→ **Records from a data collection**
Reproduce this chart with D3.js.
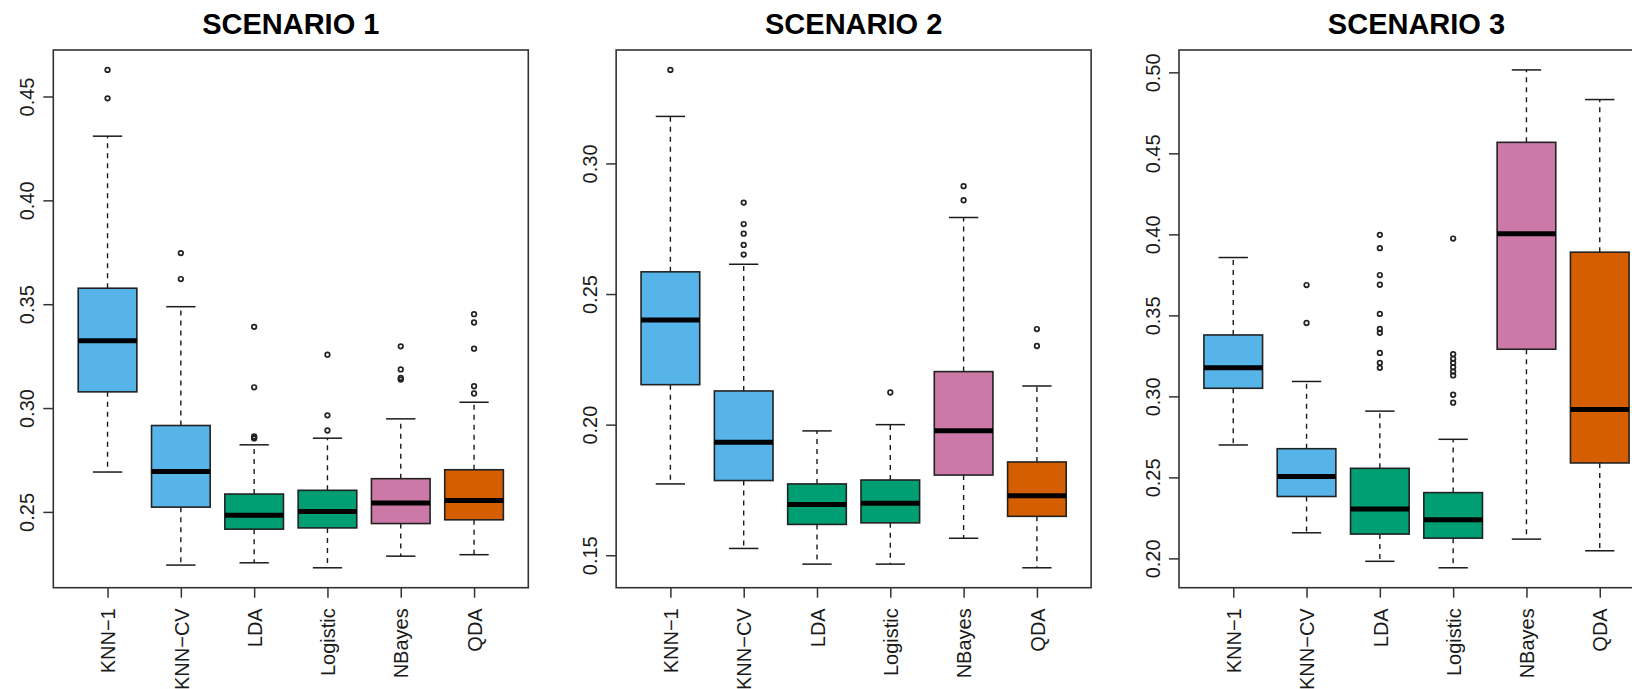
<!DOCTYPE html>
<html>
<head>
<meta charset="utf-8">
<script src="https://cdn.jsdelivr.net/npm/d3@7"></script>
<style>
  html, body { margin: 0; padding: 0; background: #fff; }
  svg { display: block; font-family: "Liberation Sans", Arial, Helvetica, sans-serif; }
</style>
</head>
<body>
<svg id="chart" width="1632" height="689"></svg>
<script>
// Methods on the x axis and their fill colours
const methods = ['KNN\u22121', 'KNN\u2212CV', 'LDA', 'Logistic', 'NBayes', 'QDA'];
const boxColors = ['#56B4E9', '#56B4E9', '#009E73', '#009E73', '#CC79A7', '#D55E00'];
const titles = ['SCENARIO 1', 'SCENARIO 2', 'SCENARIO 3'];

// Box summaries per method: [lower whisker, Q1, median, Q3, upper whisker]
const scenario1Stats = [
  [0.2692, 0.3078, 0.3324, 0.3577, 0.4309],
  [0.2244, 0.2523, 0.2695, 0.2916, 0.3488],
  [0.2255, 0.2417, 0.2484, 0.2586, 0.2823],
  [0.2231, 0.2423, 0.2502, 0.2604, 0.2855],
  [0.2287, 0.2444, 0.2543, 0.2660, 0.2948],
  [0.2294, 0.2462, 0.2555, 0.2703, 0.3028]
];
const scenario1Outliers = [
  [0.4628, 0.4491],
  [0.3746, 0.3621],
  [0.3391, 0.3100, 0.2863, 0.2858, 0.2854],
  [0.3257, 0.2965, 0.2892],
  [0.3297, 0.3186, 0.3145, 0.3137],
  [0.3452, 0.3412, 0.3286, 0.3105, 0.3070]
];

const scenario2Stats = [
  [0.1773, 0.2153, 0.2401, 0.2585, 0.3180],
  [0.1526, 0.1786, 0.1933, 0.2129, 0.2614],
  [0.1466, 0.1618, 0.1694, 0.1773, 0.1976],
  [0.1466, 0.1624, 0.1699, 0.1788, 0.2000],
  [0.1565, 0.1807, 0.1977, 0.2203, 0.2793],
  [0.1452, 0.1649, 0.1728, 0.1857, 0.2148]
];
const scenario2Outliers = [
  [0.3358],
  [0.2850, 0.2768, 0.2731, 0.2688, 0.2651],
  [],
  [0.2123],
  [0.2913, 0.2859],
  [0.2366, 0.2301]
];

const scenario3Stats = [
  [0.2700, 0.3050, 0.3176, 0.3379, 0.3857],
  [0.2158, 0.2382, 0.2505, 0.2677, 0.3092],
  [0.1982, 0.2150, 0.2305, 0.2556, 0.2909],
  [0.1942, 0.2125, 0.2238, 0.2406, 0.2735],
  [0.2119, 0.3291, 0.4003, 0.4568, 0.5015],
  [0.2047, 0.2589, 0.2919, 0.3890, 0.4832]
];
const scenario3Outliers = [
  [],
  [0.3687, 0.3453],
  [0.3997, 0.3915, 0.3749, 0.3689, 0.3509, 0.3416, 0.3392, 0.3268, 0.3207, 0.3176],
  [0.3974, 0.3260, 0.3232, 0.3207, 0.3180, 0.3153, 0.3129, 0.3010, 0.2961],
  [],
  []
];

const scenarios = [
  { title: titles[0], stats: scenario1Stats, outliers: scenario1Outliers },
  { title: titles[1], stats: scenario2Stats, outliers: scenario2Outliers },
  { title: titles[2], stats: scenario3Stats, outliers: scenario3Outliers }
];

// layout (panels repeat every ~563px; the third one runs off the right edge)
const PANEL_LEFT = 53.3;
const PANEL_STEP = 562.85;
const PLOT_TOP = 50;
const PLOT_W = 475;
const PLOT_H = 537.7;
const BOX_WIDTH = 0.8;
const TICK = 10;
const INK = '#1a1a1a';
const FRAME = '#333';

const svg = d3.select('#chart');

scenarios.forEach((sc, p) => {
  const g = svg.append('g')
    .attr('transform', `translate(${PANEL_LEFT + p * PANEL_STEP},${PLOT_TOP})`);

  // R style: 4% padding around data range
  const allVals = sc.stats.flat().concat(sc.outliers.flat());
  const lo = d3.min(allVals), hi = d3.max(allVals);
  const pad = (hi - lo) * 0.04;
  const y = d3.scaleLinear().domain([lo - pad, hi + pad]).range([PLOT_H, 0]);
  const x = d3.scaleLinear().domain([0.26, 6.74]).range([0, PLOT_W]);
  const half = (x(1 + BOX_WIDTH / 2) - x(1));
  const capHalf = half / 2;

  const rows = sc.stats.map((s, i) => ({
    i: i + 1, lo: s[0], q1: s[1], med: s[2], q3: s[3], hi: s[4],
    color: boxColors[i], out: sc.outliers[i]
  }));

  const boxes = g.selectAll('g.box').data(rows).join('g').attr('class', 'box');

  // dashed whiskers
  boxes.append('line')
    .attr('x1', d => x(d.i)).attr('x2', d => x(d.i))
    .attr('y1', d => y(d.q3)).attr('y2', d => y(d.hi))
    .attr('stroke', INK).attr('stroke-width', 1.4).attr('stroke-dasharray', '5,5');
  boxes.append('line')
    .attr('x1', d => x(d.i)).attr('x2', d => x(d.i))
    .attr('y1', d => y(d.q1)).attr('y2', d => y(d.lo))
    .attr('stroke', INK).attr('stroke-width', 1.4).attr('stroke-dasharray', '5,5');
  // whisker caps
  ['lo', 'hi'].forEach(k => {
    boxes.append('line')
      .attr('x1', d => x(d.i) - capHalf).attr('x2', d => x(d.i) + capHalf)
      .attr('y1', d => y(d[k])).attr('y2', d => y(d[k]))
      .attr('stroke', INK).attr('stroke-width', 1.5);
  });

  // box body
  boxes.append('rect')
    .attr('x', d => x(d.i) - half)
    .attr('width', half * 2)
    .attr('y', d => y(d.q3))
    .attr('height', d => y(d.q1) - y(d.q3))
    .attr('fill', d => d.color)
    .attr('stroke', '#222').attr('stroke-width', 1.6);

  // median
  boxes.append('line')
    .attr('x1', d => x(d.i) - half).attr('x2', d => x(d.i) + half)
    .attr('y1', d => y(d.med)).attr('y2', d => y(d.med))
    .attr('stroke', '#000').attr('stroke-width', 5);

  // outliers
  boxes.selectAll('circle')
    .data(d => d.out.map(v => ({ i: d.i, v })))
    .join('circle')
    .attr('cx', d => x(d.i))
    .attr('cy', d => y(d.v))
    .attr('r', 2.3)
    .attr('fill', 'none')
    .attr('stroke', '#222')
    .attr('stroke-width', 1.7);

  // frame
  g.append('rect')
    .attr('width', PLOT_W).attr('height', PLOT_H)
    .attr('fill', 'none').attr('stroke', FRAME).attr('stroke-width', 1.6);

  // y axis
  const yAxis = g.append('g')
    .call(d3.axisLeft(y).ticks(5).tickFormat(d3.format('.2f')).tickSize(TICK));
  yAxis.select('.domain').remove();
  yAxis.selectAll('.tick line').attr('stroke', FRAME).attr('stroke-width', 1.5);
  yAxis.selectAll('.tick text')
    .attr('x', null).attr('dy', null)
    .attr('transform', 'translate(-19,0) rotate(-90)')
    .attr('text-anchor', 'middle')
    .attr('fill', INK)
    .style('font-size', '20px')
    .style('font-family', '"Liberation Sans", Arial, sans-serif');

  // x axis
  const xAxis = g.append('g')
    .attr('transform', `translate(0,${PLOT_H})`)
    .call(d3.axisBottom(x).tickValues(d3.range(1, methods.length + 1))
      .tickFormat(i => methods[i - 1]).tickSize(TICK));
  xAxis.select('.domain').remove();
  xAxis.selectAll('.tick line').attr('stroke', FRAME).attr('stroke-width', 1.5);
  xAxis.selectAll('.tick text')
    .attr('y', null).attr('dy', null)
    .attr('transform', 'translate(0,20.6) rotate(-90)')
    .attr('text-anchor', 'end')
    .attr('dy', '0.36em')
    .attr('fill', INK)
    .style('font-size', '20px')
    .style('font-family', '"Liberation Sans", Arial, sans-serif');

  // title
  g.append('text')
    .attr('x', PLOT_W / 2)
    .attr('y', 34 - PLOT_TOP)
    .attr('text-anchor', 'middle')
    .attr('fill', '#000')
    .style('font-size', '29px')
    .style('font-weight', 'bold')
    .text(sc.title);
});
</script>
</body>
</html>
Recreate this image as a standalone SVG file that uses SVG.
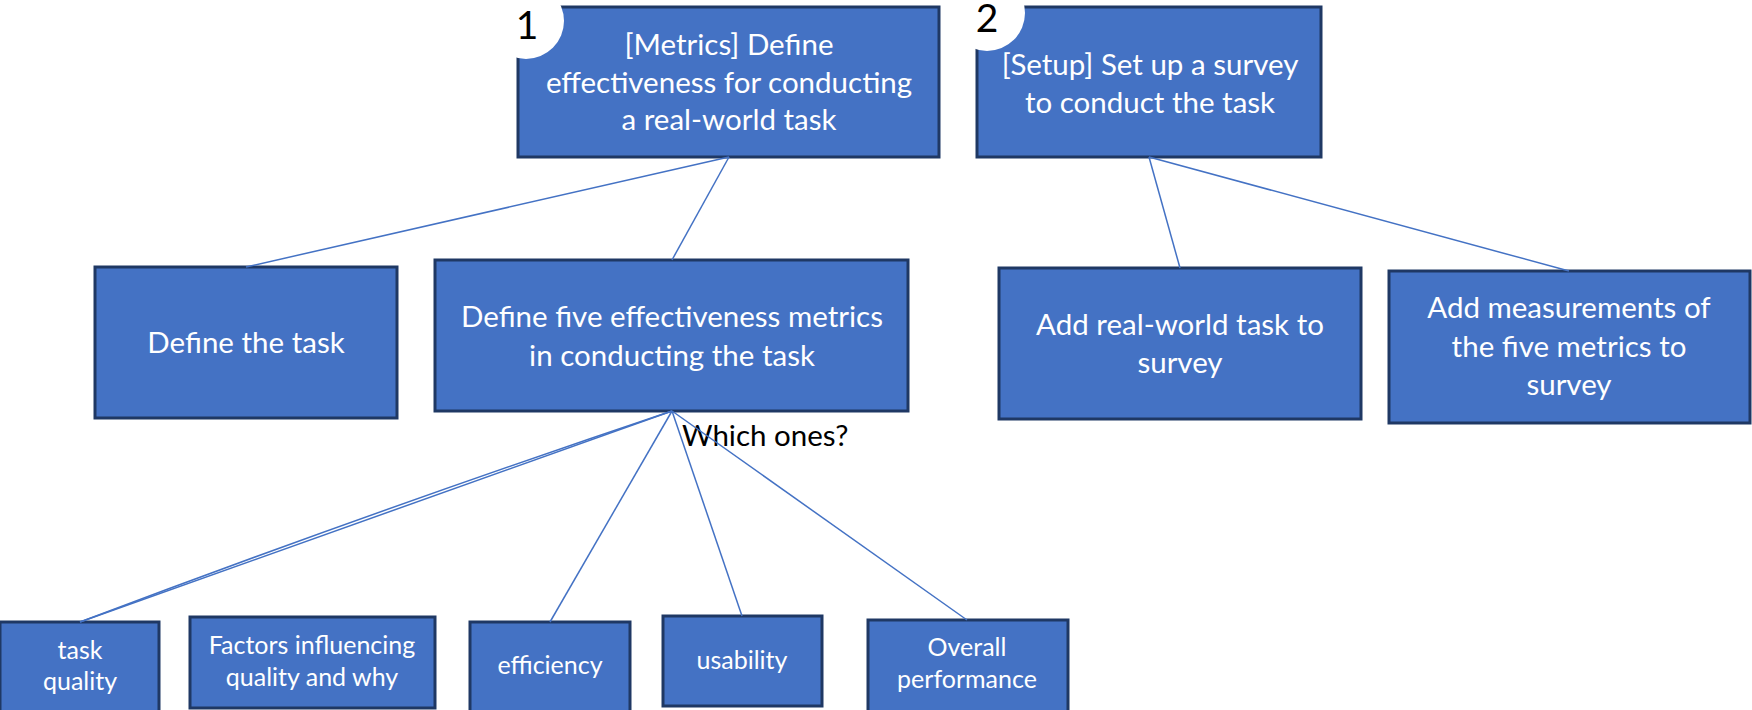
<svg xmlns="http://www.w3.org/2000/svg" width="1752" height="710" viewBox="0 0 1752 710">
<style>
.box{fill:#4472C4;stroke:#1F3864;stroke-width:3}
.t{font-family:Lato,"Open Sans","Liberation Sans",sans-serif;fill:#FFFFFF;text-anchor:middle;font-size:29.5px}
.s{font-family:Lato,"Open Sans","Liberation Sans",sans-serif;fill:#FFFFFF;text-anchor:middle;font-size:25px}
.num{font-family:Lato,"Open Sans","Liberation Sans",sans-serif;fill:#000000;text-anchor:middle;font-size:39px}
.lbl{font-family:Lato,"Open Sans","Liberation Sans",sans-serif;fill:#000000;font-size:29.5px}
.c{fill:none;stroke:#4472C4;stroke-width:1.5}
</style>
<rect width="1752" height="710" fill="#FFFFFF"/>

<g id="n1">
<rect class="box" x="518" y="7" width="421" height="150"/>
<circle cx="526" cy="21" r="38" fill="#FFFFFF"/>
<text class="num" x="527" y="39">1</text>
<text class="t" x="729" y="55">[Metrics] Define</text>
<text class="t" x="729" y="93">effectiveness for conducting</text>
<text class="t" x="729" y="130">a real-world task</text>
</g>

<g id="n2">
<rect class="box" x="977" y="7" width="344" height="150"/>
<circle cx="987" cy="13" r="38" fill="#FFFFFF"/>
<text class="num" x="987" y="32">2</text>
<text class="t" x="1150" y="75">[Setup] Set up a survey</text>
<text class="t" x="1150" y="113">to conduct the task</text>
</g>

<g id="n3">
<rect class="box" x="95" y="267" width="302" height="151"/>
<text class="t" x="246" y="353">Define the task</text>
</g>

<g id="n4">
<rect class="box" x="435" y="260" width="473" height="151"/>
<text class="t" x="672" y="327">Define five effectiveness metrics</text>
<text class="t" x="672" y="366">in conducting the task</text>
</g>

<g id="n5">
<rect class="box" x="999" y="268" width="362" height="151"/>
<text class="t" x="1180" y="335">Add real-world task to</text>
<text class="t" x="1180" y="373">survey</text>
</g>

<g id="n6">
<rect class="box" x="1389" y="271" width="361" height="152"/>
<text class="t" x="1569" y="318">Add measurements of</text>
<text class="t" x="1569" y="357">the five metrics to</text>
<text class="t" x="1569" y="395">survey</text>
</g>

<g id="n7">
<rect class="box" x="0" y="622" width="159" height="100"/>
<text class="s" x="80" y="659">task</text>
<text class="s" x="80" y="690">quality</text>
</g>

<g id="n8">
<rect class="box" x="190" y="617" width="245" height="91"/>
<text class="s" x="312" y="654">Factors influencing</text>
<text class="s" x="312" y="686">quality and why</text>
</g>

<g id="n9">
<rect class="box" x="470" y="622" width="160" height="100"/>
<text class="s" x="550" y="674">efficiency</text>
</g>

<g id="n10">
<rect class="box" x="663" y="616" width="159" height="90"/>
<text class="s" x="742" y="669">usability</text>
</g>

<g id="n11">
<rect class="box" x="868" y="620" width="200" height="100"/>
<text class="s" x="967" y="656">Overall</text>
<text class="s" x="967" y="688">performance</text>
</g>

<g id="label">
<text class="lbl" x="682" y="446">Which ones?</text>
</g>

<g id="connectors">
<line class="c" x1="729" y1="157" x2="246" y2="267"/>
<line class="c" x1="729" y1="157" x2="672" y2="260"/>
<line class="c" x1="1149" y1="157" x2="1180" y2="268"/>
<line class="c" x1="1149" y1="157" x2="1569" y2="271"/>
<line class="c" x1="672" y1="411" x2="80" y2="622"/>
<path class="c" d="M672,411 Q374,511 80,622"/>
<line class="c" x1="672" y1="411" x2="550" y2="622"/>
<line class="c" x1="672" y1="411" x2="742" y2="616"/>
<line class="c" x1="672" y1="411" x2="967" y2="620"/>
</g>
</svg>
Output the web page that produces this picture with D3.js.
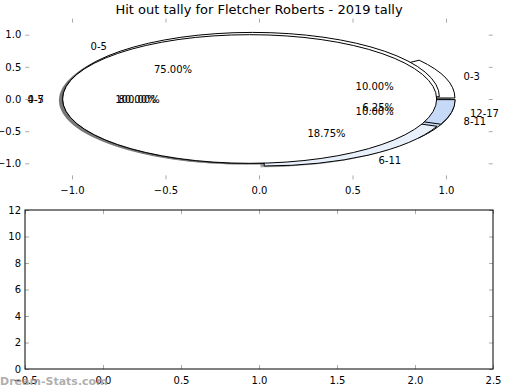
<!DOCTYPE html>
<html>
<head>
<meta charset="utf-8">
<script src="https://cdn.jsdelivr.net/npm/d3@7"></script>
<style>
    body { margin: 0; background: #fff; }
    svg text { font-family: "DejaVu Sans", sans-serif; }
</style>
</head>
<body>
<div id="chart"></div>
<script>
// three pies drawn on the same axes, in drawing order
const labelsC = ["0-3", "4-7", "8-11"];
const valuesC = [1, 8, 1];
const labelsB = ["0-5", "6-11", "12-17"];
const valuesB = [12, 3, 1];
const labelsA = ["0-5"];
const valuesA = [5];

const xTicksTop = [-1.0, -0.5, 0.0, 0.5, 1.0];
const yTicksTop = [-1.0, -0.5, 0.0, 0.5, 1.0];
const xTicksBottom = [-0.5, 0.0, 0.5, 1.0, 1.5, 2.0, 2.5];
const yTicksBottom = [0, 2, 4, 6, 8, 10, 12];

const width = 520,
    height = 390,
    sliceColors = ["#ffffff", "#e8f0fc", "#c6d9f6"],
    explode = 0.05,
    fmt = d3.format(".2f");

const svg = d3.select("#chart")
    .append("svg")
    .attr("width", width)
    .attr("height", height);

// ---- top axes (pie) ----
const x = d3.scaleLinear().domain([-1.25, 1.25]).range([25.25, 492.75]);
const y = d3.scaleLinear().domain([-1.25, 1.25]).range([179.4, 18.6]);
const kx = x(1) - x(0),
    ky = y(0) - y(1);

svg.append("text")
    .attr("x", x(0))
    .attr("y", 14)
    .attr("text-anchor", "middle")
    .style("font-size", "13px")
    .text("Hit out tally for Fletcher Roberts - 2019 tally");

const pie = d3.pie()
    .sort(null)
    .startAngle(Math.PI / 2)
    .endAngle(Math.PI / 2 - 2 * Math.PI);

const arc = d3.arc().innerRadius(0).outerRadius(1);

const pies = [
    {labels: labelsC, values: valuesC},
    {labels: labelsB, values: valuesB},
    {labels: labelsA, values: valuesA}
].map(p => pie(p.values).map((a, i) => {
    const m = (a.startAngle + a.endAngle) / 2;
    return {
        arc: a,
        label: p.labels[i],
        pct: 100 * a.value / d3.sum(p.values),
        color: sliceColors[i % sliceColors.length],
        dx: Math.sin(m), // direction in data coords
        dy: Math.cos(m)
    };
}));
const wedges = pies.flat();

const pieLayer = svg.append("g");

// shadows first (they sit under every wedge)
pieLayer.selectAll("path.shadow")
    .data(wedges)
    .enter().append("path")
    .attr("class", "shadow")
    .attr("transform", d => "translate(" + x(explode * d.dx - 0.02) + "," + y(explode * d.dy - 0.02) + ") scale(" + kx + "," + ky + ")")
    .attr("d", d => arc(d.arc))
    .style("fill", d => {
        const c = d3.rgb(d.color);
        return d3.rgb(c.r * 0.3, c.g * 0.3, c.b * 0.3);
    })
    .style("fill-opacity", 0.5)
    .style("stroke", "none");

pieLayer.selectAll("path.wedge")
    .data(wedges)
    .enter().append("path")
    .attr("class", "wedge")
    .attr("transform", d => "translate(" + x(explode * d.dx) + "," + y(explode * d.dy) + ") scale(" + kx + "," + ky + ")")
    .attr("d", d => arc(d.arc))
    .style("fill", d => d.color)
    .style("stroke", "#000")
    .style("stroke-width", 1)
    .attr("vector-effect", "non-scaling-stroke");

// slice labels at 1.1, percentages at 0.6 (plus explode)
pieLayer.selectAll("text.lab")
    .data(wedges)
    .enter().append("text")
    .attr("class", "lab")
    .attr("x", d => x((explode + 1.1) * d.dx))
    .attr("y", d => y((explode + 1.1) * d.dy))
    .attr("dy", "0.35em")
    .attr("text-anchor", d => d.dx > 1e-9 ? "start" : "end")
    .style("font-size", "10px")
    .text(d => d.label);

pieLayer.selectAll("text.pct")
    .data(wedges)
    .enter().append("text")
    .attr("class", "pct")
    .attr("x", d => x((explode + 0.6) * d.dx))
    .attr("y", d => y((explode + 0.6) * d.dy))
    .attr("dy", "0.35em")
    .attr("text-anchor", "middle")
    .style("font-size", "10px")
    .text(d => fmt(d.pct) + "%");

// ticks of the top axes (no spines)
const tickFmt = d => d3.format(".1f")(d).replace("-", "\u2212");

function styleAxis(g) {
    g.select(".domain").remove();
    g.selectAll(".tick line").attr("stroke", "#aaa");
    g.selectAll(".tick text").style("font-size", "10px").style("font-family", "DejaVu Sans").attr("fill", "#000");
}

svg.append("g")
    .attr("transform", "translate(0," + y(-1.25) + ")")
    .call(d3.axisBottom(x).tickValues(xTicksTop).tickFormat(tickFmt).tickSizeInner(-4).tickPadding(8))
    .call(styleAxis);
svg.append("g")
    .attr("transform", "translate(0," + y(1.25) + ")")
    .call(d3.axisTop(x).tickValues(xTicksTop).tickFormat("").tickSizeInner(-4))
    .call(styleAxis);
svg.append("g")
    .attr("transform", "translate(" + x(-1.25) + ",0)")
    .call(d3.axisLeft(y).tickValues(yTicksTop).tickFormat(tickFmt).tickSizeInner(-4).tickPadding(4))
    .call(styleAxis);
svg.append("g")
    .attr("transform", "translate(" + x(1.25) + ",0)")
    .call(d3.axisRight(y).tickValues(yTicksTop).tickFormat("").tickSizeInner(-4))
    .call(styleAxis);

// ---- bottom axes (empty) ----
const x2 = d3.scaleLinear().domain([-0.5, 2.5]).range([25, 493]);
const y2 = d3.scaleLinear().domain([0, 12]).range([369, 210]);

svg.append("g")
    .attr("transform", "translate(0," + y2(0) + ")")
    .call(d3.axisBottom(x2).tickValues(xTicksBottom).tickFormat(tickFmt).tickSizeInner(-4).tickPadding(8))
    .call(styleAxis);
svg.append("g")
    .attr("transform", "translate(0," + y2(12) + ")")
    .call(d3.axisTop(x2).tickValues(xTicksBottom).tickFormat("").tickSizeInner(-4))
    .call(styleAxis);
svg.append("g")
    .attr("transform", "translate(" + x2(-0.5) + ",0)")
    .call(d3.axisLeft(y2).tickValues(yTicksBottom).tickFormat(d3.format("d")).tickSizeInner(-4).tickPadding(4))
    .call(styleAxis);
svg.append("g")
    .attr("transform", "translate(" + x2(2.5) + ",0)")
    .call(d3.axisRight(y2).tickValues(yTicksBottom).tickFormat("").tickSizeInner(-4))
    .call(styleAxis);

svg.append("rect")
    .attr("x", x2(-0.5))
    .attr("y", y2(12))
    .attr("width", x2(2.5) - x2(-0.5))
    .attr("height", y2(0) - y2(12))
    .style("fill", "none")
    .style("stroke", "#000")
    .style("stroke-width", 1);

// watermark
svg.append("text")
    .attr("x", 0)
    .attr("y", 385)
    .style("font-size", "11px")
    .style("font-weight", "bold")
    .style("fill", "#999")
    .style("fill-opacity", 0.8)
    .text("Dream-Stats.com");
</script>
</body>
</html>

→ **Work to complete**
What's needed is an exact copy of the lines above from the one with "Output the web" through the one with "const valuesA = [5];", both included; the pictures stay out.

→ **Result below**
Output the web page that produces this picture with D3.js.
<!DOCTYPE html>
<html>
<head>
<meta charset="utf-8">
<script src="https://cdn.jsdelivr.net/npm/d3@7"></script>
<style>
    body { margin: 0; background: #fff; }
    svg text { font-family: "DejaVu Sans", sans-serif; }
</style>
</head>
<body>
<div id="chart"></div>
<script>
// three pies drawn on the same axes, in drawing order
const labelsC = ["0-3", "4-7", "8-11"];
const valuesC = [1, 8, 1];
const labelsB = ["0-5", "6-11", "12-17"];
const valuesB = [12, 3, 1];
const labelsA = ["0-5"];
const valuesA = [5];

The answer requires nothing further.